— Given material —
○ ○ ○
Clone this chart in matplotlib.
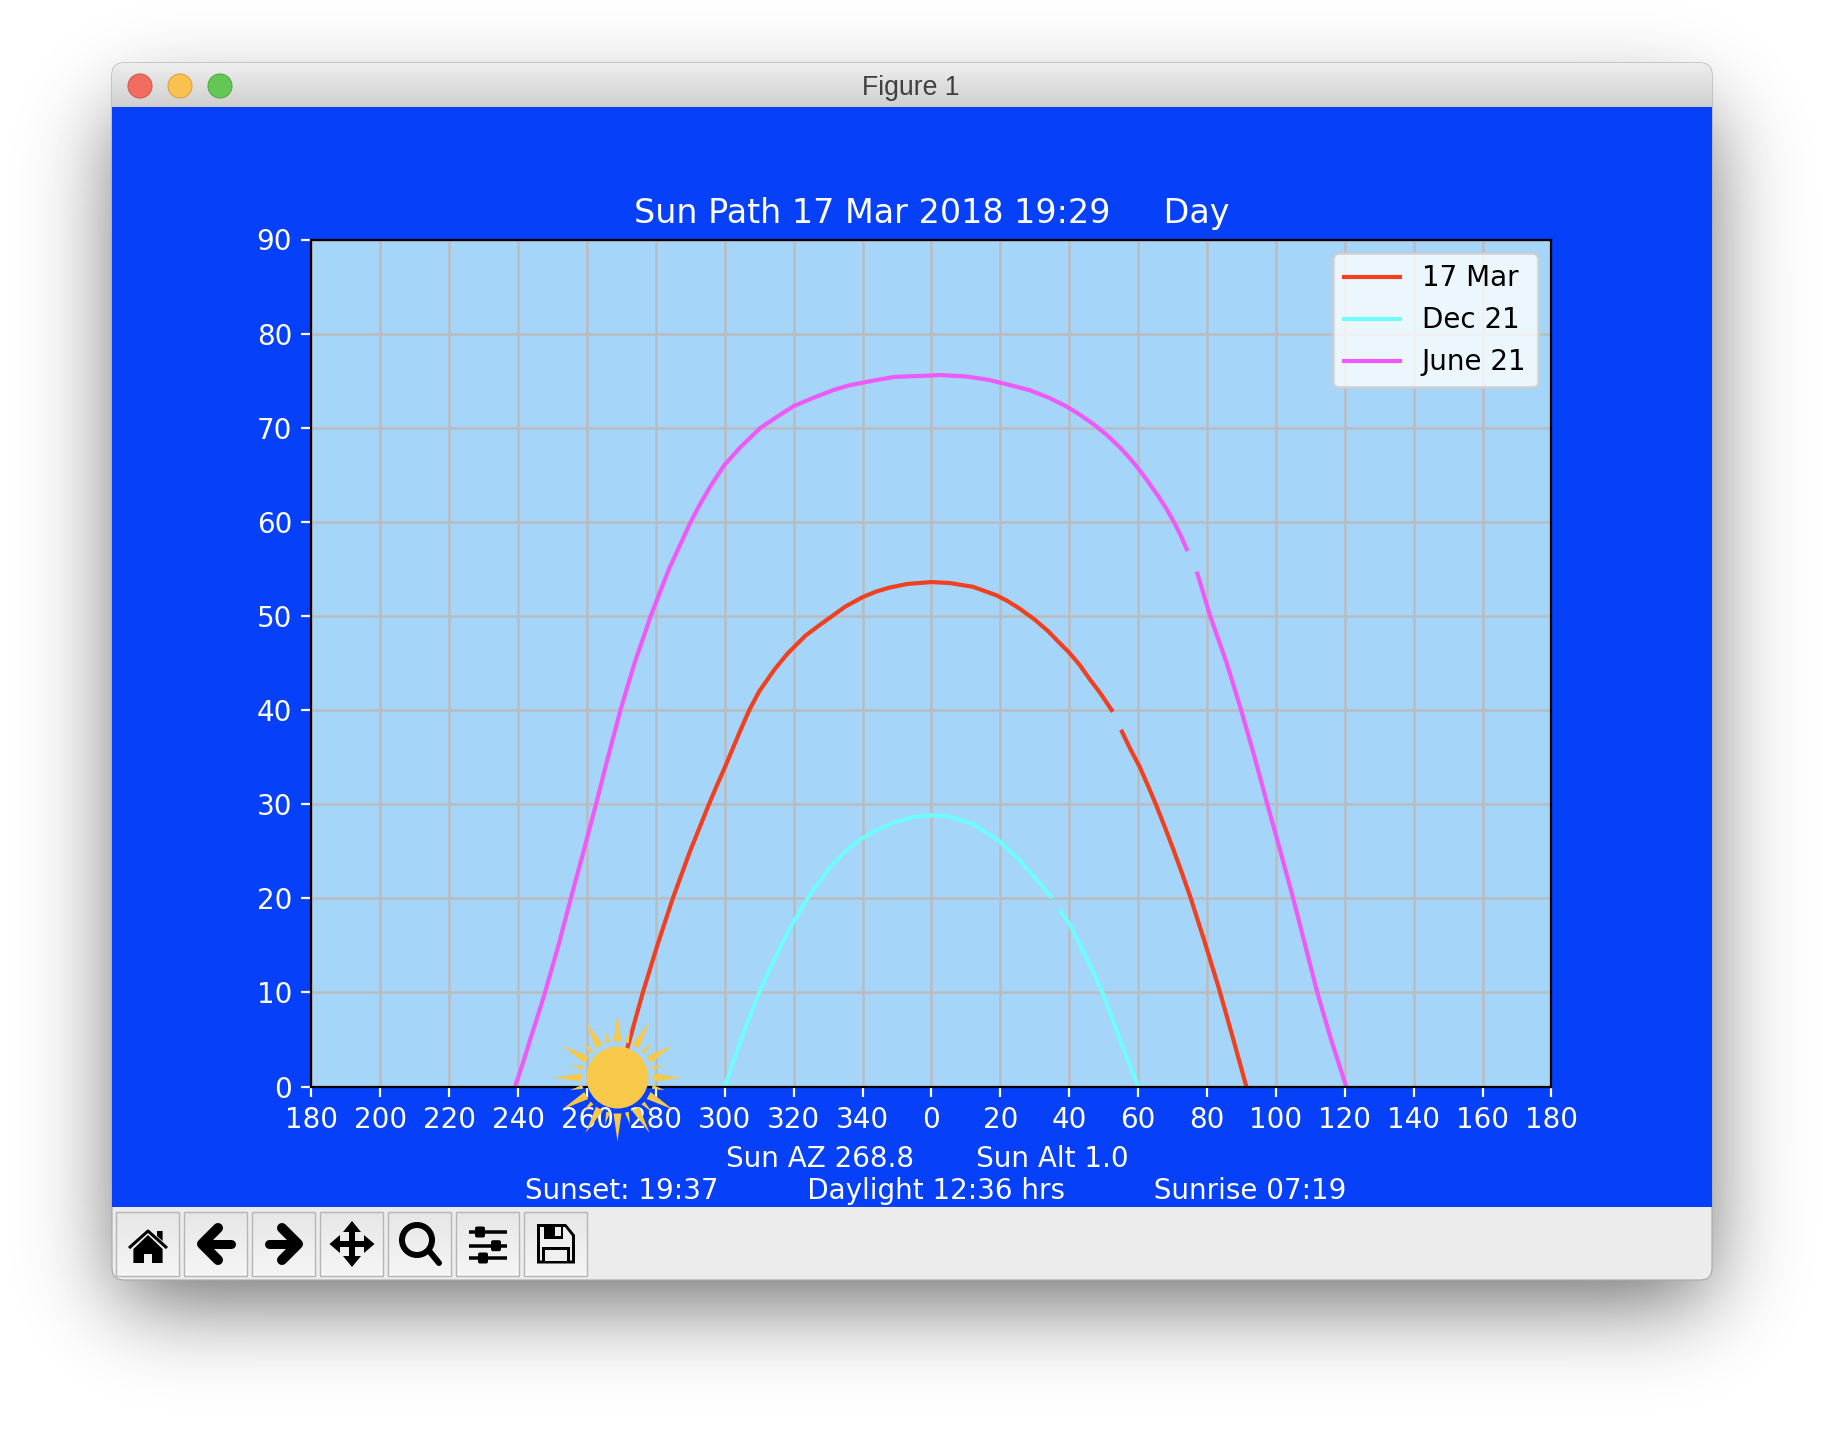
import math

import matplotlib
matplotlib.use("Agg")
import matplotlib.pyplot as plt
import numpy as np
from matplotlib.markers import MarkerStyle
from matplotlib.patches import Circle, FancyBboxPatch, Polygon, Rectangle
from matplotlib.path import Path

nan = np.nan

# sun path readings: azimuth (0 = south, negative = west side of the plot) and altitude
mar_az = [-91.4, -87.6, -83.8, -79.6, -75.1, -70.1, -64.6, -62.3, -59.9, -57.6, -55.3, -52.9, -50,
          -45.6, -41.8, -36.6, -32.6, -28.8, -25, -20, -16, -12.3, -7, 0,
          5.2, 12, 18.8, 22, 25.5, 30, 33.8, 37, 40, 43, 45.9, 49, 52.3, nan,
          55.3, 57.8, 60.4, 62.8, 65, 67.6, 70.2, 72.6, 75, 79.2, 83.3, 87.4, 91.4]
mar_alt = [0, 5, 10, 15, 20, 25, 30, 32, 34, 36, 38, 40, 42,
           44.3, 46, 47.9, 49, 50, 51, 52, 52.6, 53, 53.4, 53.6,
           53.5, 53.1, 52.2, 51.6, 50.8, 49.6, 48.4, 47.2, 46.1, 44.8, 43.3, 41.8, 40, nan,
           37.7, 35.8, 34, 32, 30.1, 27.7, 25.2, 22.8, 20.3, 15.5, 10.6, 5.3, 0]

dec_az = [-60, -55.3, -50, -46.9, -43.6, -40.8, -36, -32.1, -29.2, -25, -20.9, -15.6, -11.2, -5.4, 0,
          5, 12, 19.6, 24, 27.4, 31, 34.6, nan,
          37.5, 39.9, 42.4, 44.8, 47.2, 49.6, 52.5, 55.4, 60]
dec_alt = [0, 5, 10, 12.5, 15, 17, 20, 22, 23.4, 25, 26.2, 27.3, 28, 28.65, 28.8,
           28.7, 27.9, 26.1, 24.6, 23.3, 21.8, 20.2, nan,
           18.6, 17.4, 15.6, 13.8, 12, 10, 7.2, 4.3, 0]

jun_az = [-120.9, -118.6, -116.5, -114.3, -112.2, -108.3, -104.7, -101, -97.4, -93.9, -90.3, -86.2,
          -81.5, -76.2, -69.9, -67, -63.8, -60.2, -55.3, -49.6, -44.7, -40, -34.5, -28.5, -23.9,
          -17, -10.8, 0, 2.3, 10, 16.4, 22, 28.4, 34, 39, 43, 47.3, 51, 55, 57.7, 60.4, 63, 65.7,
          68.2, 70.5, 72.3, 74.1, nan,
          77.2, 80.9, 85.7, 89.9, 93.8, 97.5, 101.3, 105, 108.5, 112, 116, 118.2, 120.4]
jun_alt = [0, 2.5, 5, 7.5, 10, 15, 20, 25, 30, 35, 40, 45,
           50, 55, 60, 62, 64, 66, 68, 70, 71.2, 72.3, 73.15, 74, 74.5,
           75, 75.4, 75.55, 75.6, 75.45, 75.1, 74.6, 74, 73.2, 72.3, 71.4, 70.3, 69.2, 67.8, 66.7, 65.5, 64.2, 62.8,
           61.4, 59.9, 58.6, 57.1, nan,
           54.5, 50, 45, 40, 35, 30, 25, 20, 15, 10, 5, 2.5, 0]

sun_az = -91.2
sun_alt = 1.0

x_ticks = list(range(-180, 181, 20))
x_labels = ["180", "200", "220", "240", "260", "280", "300", "320", "340",
            "0", "20", "40", "60", "80", "100", "120", "140", "160", "180"]
y_ticks = list(range(0, 91, 10))

BLUE = "#0640f8"
PT = 72 / 200  # one pixel in points

fig = plt.figure(figsize=(9.12, 7.2), dpi=200, facecolor="white")

# window chrome, in pixels
bg = fig.add_axes([0, 0, 1, 1], zorder=0)
bg.set_axis_off()


def edge(v, a, b, s):
    erf = np.vectorize(math.erf)
    k = s * math.sqrt(2)
    return 0.5 * (erf((v - a) / k) - erf((v - b) / k))


xx = edge(np.arange(1824), 118, 1706, 45)
yy = edge(np.arange(1440), 110, 1300, 45)
shadow = 1 - 0.6 * np.outer(yy, xx)
bg.imshow(shadow, cmap="gray", vmin=0, vmax=1, extent=[0, 1824, 1440, 0], aspect="auto", zorder=0)

win = FancyBboxPatch((112, 63), 1600, 1217, boxstyle="round,pad=0,rounding_size=12",
                     facecolor="#ececec", edgecolor="#a8a8a8", linewidth=0.4, zorder=0.5)
bg.add_patch(win)
bar = bg.imshow(np.linspace(0.93, 0.81, 44).reshape(-1, 1), cmap="gray", vmin=0, vmax=1,
                extent=[112, 1712, 107, 63], aspect="auto", zorder=0.6)
bar.set_clip_path(win)
bg.add_patch(Rectangle((112, 107), 1600, 1100, facecolor=BLUE, edgecolor="none", zorder=0.7))
bg.set_xlim(0, 1824)
bg.set_ylim(1440, 0)

for cx, col, ec in [(140, "#f26d60", "#d9574b"), (180, "#f9c14e", "#dfa33c"), (220, "#62c755", "#50ad45")]:
    bg.add_patch(Circle((cx, 86), 12, facecolor=col, edgecolor=ec, linewidth=0.4, zorder=2))
bg.text(911, 88, "Figure 1", family="Liberation Sans", fontsize=9.6, color="#404040",
        ha="center", va="center", zorder=2)


def thick(cx, pts, w=9, cap="round"):
    bg.plot([cx + p[0] for p in pts], [1244 + p[1] for p in pts], color="black", lw=w * PT,
            solid_capstyle=cap, solid_joinstyle="round", zorder=2)


def fill(cx, pts, fc="black"):
    bg.add_patch(Polygon([(cx + p[0], 1244 + p[1]) for p in pts], closed=True, facecolor=fc,
                         edgecolor="none", zorder=2))


btn = [148 + 68 * i for i in range(7)]
for c in btn:
    bg.imshow(np.linspace(0.90, 0.96, 64).reshape(-1, 1), cmap="gray", vmin=0, vmax=1,
              extent=[c - 32, c + 31, 1276, 1212], aspect="auto", zorder=1)
    bg.add_patch(Rectangle((c - 32, 1212), 63, 64, facecolor="none", edgecolor="#b5b5b5", linewidth=0.5, zorder=1.5))
bg.set_xlim(0, 1824)
bg.set_ylim(1440, 0)

# home
c = btn[0]
fill(c, [(0, -9), (-14.6, 5), (-14.6, 19), (-4, 19), (-4, 10), (4, 10), (4, 19), (14.6, 19), (14.6, 5)])
thick(c, [(-19, 4), (0, -13), (19, 4)], 3, "butt")
fill(c, [(9, -13), (14.6, -13), (14.6, -3), (9, -8)])
# back, forward
c = btn[1]
thick(c, [(2, -16), (-14, 0), (2, 16)], 10)
thick(c, [(-10, 0), (15, 0)], 9)
c = btn[2]
thick(c, [(-2, -16), (14, 0), (-2, 16)], 10)
thick(c, [(10, 0), (-15, 0)], 9)
# move
c = btn[3]
thick(c, [(-16, 0), (16, 0)], 6, "butt")
thick(c, [(0, -16), (0, 16)], 6, "butt")
fill(c, [(0, -23), (-9, -12), (9, -12)])
fill(c, [(0, 23), (-9, 12), (9, 12)])
fill(c, [(-22.5, 0), (-12, -9), (-12, 9)])
fill(c, [(22.5, 0), (12, -9), (12, 9)])
# zoom
c = btn[4]
bg.add_patch(Circle((c - 3, 1240), 15, facecolor="none", edgecolor="black", linewidth=6 * PT, zorder=2))
thick(c, [(10, 8), (19, 19)], 6)
# sliders
c = btn[5]
for dy, dx in [(-12, -8), (1.7, 8), (14, -5)]:
    thick(c, [(-19.4, dy), (19.4, dy)], 3.5, "butt")
    bg.add_patch(FancyBboxPatch((c + dx - 5, 1244 + dy - 5.5), 10, 11, boxstyle="round,pad=0,rounding_size=2",
                                facecolor="black", edgecolor="none", zorder=2))
# save
c = btn[6]
fill(c, [(-19, -20), (10, -20), (19, -9), (19, 19.5), (-19, 19.5)])
fill(c, [(-16, -17), (-12, -17), (-12, -5), (7, -5), (7, -17), (9, -17), (16, -8), (16, 16.5), (-16, 16.5)], "#efefef")
fill(c, [(-1, -17), (5, -17), (5, -8), (-1, -8)], "#efefef")
fill(c, [(-14, 3), (14, 3), (14, 17), (-14, 17)])
fill(c, [(-11, 6), (11, 6), (11, 16.5), (-11, 16.5)], "#efefef")
bg.set_xlim(0, 1824)
bg.set_ylim(1440, 0)

# the chart itself
ax = fig.add_axes([311.5 / 1824, (1440 - 1086.5) / 1440, 1240 / 1824, 847 / 1440], zorder=1, facecolor="#a5d5f8")
ax.plot(mar_az, mar_alt, color="#f04020", linewidth=1.5, label="17 Mar")
ax.plot(dec_az, dec_alt, color="#70fbfd", linewidth=1.5, label="Dec 21")
ax.plot(jun_az, jun_alt, color="#ee5af7", linewidth=1.5, label="June 21")

ax.set_xlim(-180, 180)
ax.set_ylim(0, 90)
ax.set_xticks(x_ticks)
ax.set_xticklabels(x_labels)
ax.set_yticks(y_ticks)
ax.tick_params(colors="white")
ax.grid(True, color="#b9bcbf", linewidth=0.9)
ax.set_title("Sun Path 17 Mar 2018 19:29     Day", color="white")
ax.set_xlabel("Sun AZ 268.8       Sun Alt 1.0 \n Sunset: 19:37          Daylight 12:36 hrs          Sunrise 07:19",
              color="white")
ax.legend(loc="upper right")

# sun picture: disc plus 24 alternating rays, sizes in pixels
verts = list(Path.unit_circle().vertices * 31)
codes = list(Path.unit_circle().codes)
for i in range(24):
    a = math.radians(i * 15)
    tip, half = (64, 4) if i % 2 == 0 else (49, 2)
    ux, uy = math.cos(a), math.sin(a)
    verts += [(36 * ux - half * uy, 36 * uy + half * ux), (tip * ux, tip * uy),
              (36 * ux + half * uy, 36 * uy - half * ux), (0, 0)]
    codes += [Path.MOVETO, Path.LINETO, Path.LINETO, Path.CLOSEPOLY]
sun = MarkerStyle(Path(verts, codes))
ax.plot([sun_az], [sun_alt], marker=sun, markersize=128 * PT, color="#f8c848", markeredgewidth=0,
        clip_on=False, zorder=10, linestyle="none")

fig.savefig("out.png", dpi=200)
○ ○ ○
— Stated goal —
Make an exact copy of the lines from the top of the material through the line with "18.6, 17.4, 15.6, 13.8, 12, 10, 7.2, 4.3, 0]", pictures excluded.

— The result —
Clone this chart in matplotlib.
import math

import matplotlib
matplotlib.use("Agg")
import matplotlib.pyplot as plt
import numpy as np
from matplotlib.markers import MarkerStyle
from matplotlib.patches import Circle, FancyBboxPatch, Polygon, Rectangle
from matplotlib.path import Path

nan = np.nan

# sun path readings: azimuth (0 = south, negative = west side of the plot) and altitude
mar_az = [-91.4, -87.6, -83.8, -79.6, -75.1, -70.1, -64.6, -62.3, -59.9, -57.6, -55.3, -52.9, -50,
          -45.6, -41.8, -36.6, -32.6, -28.8, -25, -20, -16, -12.3, -7, 0,
          5.2, 12, 18.8, 22, 25.5, 30, 33.8, 37, 40, 43, 45.9, 49, 52.3, nan,
          55.3, 57.8, 60.4, 62.8, 65, 67.6, 70.2, 72.6, 75, 79.2, 83.3, 87.4, 91.4]
mar_alt = [0, 5, 10, 15, 20, 25, 30, 32, 34, 36, 38, 40, 42,
           44.3, 46, 47.9, 49, 50, 51, 52, 52.6, 53, 53.4, 53.6,
           53.5, 53.1, 52.2, 51.6, 50.8, 49.6, 48.4, 47.2, 46.1, 44.8, 43.3, 41.8, 40, nan,
           37.7, 35.8, 34, 32, 30.1, 27.7, 25.2, 22.8, 20.3, 15.5, 10.6, 5.3, 0]

dec_az = [-60, -55.3, -50, -46.9, -43.6, -40.8, -36, -32.1, -29.2, -25, -20.9, -15.6, -11.2, -5.4, 0,
          5, 12, 19.6, 24, 27.4, 31, 34.6, nan,
          37.5, 39.9, 42.4, 44.8, 47.2, 49.6, 52.5, 55.4, 60]
dec_alt = [0, 5, 10, 12.5, 15, 17, 20, 22, 23.4, 25, 26.2, 27.3, 28, 28.65, 28.8,
           28.7, 27.9, 26.1, 24.6, 23.3, 21.8, 20.2, nan,
           18.6, 17.4, 15.6, 13.8, 12, 10, 7.2, 4.3, 0]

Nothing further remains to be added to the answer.